▶ _Entries_:
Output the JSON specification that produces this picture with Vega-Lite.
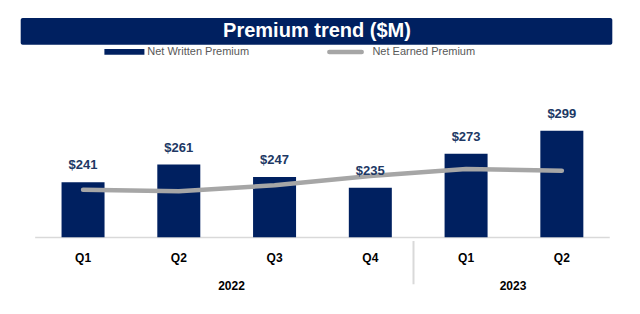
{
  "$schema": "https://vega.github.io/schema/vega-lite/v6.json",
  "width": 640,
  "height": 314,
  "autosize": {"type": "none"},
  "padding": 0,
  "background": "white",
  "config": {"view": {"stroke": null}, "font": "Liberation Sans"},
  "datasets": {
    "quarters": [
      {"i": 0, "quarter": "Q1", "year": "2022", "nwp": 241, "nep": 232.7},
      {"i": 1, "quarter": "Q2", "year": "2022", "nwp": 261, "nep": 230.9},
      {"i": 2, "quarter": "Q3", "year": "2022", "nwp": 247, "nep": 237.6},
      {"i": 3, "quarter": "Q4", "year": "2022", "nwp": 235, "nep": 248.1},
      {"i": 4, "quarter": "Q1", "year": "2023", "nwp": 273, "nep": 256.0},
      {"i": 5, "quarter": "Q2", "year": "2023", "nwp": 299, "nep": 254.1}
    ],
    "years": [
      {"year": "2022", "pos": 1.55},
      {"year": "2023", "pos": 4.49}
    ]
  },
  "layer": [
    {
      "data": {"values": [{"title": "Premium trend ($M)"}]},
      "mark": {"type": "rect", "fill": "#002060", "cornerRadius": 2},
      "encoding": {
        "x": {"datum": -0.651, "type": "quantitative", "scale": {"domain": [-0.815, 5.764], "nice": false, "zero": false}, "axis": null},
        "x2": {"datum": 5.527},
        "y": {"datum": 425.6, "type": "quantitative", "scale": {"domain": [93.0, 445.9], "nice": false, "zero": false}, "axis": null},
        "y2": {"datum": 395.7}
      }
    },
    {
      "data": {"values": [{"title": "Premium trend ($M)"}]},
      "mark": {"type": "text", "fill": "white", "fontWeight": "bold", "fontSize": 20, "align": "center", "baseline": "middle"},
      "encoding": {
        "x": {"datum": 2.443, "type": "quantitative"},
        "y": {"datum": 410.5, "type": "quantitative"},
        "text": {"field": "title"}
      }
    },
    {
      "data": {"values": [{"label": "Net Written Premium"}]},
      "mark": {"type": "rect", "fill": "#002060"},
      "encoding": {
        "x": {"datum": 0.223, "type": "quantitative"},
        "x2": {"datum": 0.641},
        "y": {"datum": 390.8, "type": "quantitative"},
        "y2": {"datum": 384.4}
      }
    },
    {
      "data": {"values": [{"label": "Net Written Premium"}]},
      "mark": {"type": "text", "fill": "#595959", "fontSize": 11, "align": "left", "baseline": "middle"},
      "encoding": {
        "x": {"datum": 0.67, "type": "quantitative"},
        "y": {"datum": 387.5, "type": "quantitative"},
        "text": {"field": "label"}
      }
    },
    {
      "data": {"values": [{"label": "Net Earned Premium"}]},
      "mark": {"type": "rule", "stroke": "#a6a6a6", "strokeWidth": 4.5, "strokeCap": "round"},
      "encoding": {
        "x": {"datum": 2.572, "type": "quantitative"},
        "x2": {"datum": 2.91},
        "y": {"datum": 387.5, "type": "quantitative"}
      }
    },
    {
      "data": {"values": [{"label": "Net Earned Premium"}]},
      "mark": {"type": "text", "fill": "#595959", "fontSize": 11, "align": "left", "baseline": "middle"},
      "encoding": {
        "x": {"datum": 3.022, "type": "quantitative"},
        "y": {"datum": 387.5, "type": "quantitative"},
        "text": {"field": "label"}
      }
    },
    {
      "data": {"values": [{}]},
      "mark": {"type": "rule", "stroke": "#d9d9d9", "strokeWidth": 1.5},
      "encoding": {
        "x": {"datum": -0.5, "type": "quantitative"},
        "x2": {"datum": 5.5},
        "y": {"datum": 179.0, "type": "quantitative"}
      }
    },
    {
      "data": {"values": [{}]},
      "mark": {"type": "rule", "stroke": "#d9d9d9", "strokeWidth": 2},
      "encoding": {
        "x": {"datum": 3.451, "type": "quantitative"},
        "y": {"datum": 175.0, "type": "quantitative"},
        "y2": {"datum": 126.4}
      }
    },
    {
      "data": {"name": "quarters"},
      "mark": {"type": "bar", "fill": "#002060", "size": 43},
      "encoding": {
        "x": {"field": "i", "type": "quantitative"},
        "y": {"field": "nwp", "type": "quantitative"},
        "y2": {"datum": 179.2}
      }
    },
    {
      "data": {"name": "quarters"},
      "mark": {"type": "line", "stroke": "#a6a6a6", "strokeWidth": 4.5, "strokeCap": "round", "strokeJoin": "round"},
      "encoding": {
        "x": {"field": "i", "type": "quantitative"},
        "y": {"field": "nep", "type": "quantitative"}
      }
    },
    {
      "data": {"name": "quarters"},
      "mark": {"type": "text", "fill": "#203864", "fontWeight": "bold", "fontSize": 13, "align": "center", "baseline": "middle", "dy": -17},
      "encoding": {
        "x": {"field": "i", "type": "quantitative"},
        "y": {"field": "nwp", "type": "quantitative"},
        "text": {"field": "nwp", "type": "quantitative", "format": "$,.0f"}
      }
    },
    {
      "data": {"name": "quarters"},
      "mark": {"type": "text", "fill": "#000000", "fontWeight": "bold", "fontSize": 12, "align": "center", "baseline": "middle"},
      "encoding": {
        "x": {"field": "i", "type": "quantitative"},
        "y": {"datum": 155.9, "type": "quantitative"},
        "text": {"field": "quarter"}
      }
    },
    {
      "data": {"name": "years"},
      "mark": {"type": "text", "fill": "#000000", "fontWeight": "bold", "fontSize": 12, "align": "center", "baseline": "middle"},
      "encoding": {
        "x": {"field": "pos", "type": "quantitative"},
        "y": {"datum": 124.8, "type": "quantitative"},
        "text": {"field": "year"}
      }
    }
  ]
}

---

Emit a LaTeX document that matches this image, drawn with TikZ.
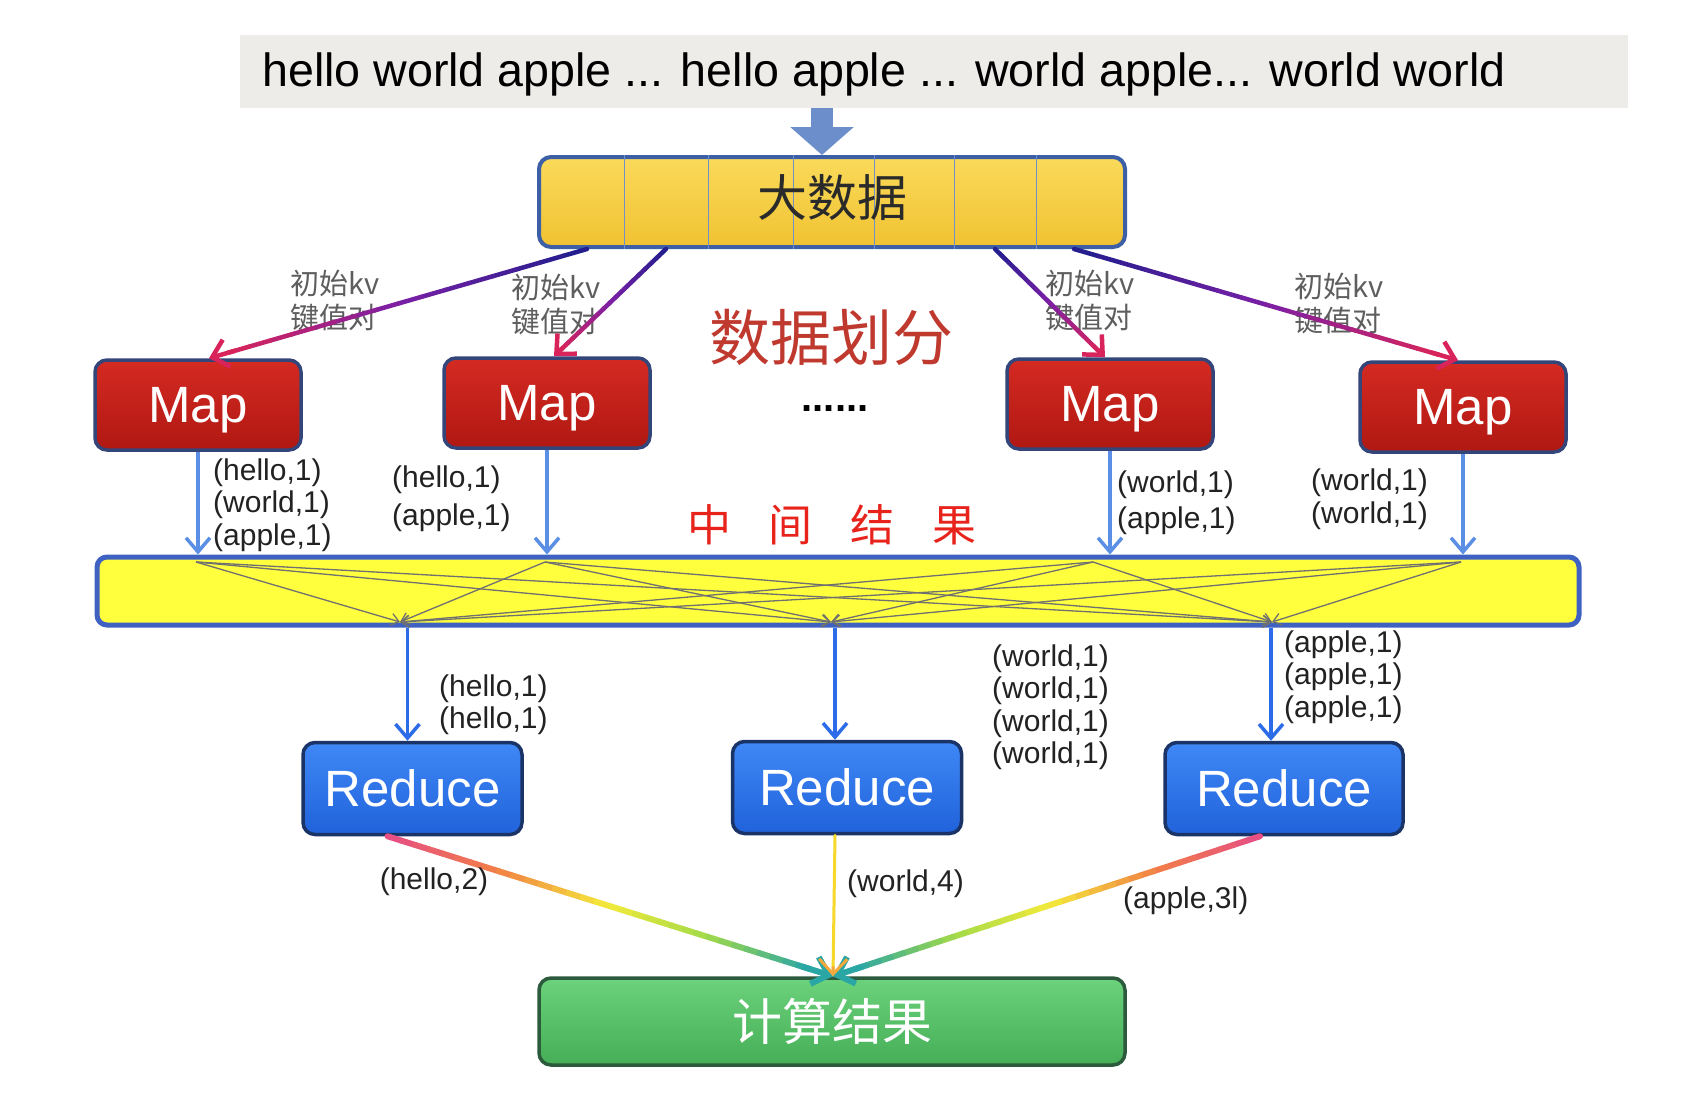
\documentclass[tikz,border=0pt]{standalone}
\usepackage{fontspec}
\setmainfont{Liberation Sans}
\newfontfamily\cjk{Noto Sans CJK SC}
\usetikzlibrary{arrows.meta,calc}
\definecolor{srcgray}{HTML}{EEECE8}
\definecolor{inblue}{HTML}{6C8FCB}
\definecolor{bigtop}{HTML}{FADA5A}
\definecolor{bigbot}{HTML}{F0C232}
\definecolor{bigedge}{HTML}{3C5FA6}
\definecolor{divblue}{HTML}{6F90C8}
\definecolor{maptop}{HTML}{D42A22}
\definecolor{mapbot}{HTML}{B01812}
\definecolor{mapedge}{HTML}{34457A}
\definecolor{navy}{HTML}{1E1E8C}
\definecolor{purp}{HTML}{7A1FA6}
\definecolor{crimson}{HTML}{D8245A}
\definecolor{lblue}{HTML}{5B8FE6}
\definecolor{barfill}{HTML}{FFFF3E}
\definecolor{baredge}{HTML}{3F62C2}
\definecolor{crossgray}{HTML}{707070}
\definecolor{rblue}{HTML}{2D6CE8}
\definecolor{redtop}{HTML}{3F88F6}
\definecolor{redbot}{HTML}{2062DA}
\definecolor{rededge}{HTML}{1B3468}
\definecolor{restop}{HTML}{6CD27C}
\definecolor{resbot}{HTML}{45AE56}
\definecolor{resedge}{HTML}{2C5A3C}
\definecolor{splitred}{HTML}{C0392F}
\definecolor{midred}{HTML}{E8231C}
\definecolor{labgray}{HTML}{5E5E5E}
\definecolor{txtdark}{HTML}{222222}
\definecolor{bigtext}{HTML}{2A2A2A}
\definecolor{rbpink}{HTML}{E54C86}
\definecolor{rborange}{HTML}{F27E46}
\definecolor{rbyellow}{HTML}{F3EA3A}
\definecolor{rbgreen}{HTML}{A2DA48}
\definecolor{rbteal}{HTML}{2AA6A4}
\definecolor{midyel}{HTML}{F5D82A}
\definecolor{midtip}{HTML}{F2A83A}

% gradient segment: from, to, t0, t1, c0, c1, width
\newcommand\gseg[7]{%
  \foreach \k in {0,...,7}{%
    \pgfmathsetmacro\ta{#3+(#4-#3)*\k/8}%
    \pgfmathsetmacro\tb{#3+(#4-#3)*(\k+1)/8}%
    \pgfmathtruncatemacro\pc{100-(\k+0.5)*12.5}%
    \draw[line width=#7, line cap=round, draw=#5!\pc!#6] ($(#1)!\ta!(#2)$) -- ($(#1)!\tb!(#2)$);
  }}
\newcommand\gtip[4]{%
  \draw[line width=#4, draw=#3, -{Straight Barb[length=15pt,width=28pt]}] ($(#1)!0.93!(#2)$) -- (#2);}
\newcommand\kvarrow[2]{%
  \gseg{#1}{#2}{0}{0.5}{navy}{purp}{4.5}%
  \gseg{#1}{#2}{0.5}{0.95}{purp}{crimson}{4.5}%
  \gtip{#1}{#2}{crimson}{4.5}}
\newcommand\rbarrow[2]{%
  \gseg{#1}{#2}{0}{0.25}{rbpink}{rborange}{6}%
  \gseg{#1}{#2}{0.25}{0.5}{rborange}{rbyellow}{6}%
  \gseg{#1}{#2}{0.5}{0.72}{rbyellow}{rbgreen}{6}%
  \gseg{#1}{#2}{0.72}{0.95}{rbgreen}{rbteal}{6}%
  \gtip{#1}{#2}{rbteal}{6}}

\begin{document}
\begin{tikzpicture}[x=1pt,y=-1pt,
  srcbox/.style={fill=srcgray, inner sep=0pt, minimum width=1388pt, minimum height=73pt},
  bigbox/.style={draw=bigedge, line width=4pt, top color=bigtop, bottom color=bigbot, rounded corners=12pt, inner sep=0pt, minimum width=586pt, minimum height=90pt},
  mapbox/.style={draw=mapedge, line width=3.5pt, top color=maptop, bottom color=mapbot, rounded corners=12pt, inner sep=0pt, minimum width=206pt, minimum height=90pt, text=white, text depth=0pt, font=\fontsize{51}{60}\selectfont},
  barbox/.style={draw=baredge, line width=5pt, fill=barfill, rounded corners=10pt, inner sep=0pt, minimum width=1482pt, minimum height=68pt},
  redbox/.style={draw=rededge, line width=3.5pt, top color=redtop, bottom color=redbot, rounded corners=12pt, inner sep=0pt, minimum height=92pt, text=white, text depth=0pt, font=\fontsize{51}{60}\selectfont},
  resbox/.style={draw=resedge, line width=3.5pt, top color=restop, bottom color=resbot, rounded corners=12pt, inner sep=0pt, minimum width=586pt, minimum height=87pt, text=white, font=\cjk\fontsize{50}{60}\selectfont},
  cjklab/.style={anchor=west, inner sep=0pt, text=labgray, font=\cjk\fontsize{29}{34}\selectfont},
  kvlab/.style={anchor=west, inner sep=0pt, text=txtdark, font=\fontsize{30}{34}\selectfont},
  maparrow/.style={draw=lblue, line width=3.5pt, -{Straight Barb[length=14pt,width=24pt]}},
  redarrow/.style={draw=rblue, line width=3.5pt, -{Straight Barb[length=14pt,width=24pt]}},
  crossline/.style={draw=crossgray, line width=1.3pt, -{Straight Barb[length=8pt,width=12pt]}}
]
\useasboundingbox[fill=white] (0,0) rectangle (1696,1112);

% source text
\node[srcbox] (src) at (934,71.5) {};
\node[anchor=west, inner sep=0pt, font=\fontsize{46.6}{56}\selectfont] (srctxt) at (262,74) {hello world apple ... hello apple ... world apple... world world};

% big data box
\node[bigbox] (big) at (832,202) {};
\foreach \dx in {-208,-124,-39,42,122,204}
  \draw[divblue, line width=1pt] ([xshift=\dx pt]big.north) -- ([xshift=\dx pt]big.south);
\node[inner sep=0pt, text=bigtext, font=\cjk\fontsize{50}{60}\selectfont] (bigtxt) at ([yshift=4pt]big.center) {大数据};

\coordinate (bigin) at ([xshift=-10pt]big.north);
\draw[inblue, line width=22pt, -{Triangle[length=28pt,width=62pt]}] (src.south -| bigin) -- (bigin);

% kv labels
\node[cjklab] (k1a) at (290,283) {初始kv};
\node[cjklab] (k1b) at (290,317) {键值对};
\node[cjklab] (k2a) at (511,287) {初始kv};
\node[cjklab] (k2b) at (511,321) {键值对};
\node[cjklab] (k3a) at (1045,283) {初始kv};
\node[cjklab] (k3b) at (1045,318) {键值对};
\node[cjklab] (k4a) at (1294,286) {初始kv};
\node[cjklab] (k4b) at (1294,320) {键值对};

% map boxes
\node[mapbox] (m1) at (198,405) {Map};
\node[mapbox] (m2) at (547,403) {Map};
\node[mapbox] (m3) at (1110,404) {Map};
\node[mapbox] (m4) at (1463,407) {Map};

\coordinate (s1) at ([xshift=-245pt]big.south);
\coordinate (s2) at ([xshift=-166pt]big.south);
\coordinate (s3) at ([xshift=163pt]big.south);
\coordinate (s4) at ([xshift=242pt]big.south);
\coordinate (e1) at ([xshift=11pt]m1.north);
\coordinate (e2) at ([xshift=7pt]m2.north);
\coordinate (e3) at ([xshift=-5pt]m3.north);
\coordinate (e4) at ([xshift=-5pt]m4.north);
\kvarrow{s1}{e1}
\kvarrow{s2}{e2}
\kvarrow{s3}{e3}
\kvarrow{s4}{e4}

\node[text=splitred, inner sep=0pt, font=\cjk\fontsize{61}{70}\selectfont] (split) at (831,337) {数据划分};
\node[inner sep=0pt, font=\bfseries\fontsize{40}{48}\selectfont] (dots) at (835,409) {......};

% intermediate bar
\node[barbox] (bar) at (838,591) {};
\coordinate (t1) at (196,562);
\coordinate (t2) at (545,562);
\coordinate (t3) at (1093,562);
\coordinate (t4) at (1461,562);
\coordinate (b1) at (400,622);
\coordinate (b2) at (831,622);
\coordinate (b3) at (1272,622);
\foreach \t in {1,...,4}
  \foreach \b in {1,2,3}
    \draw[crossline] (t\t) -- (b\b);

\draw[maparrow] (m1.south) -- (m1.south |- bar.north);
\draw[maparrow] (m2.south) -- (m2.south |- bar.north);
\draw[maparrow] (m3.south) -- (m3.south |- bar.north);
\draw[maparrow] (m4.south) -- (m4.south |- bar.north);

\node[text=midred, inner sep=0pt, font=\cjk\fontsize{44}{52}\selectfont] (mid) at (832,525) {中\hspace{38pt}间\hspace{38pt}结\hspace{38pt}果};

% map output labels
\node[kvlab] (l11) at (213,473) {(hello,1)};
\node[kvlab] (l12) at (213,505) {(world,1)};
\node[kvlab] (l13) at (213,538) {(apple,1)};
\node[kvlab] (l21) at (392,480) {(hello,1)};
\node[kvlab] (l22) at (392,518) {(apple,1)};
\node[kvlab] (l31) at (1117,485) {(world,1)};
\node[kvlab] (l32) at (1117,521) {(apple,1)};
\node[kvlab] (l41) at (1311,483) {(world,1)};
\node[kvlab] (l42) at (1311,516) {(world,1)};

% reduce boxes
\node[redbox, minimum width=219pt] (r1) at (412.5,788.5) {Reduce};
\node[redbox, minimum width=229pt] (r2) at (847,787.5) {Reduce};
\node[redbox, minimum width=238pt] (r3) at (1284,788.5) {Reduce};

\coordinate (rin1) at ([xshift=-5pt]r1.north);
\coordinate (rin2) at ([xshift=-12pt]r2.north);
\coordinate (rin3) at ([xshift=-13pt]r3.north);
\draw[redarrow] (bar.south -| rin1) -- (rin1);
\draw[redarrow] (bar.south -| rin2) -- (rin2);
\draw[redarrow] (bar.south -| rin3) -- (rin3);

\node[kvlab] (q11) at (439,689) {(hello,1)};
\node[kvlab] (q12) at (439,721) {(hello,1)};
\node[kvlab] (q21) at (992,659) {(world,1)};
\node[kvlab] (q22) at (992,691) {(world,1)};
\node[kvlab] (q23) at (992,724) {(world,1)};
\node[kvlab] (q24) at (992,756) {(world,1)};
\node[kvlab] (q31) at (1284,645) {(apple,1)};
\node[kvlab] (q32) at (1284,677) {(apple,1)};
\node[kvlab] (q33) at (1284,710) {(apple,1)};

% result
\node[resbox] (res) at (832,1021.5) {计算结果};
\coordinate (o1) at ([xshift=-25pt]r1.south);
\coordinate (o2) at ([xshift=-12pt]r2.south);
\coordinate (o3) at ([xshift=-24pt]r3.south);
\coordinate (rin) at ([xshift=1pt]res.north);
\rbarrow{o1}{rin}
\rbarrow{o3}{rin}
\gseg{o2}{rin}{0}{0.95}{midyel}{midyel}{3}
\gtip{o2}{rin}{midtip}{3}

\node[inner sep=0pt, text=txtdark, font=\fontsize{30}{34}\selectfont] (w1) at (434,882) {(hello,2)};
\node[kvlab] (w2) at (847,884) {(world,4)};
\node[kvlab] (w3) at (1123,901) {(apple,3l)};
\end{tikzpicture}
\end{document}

▶ _Task description_: Pull out every line in the material above where "with" occurs.

▶ _The reply_:
Output the JSON specification that produces this picture with Vega-Lite.
Emit a LaTeX document that matches this image, drawn with TikZ.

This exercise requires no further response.